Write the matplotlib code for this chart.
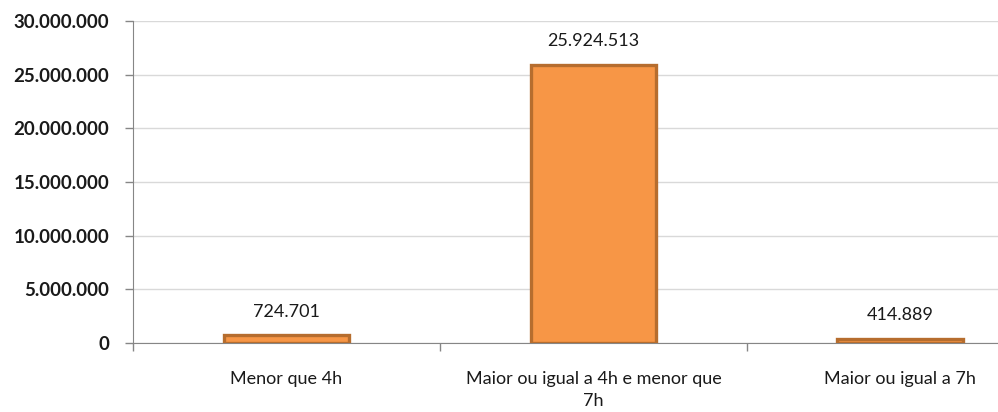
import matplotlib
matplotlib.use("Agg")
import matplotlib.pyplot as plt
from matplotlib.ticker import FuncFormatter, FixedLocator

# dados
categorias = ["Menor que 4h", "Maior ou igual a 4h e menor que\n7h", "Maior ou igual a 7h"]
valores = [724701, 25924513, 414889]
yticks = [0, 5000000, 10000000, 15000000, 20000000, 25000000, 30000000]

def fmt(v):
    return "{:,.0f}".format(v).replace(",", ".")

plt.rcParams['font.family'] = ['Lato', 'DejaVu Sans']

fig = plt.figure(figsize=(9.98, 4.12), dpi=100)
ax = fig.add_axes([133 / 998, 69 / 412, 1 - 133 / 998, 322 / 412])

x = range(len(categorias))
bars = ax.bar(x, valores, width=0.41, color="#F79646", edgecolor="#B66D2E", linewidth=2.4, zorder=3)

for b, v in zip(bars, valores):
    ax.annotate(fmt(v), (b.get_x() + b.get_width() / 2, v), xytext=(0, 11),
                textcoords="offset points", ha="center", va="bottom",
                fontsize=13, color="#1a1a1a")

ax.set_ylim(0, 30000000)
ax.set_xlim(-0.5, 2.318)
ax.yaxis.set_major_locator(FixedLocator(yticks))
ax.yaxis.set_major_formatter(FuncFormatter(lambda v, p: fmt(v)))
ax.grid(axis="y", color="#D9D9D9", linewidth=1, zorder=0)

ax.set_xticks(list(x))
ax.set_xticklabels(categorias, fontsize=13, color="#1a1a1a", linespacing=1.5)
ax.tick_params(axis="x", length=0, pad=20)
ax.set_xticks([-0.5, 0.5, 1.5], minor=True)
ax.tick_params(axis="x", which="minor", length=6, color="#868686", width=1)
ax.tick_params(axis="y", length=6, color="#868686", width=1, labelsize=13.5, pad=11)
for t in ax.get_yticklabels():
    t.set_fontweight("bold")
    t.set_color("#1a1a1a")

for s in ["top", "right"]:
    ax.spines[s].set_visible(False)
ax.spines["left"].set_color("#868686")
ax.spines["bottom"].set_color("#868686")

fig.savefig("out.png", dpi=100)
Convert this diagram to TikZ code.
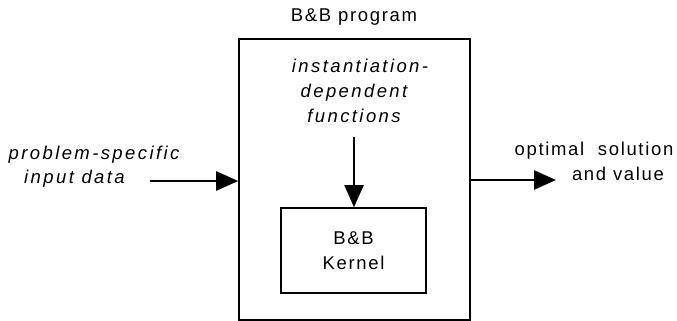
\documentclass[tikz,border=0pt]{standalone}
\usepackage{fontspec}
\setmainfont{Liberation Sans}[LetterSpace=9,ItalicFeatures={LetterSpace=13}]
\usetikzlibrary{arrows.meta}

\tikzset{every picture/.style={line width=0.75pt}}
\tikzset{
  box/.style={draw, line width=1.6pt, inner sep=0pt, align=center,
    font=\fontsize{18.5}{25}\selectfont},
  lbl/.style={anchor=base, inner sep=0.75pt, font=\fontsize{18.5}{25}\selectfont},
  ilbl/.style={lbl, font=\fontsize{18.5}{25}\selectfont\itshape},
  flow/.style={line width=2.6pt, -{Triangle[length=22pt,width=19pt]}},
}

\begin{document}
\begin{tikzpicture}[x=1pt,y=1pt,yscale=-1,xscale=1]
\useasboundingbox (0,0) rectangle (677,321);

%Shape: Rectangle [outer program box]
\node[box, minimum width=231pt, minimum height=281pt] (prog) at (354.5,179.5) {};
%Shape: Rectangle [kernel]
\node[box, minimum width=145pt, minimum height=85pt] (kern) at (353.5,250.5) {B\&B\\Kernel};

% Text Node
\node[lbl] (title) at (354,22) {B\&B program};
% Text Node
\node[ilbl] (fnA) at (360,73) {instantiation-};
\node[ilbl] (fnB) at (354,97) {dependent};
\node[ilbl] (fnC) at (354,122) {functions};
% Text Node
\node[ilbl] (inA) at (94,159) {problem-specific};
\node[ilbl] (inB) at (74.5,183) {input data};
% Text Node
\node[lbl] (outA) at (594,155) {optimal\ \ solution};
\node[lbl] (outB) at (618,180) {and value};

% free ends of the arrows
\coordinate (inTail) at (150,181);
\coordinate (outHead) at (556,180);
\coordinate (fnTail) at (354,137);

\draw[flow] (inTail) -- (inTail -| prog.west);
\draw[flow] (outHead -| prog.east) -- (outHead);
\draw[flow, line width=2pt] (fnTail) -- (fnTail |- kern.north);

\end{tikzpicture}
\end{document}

----------------------------------------

**Task prompt**
Using the listing above, return all lines where the word "this" occurs.

**Written solution**
Write the matplotlib code for this chart.
Convert this diagram to TikZ code.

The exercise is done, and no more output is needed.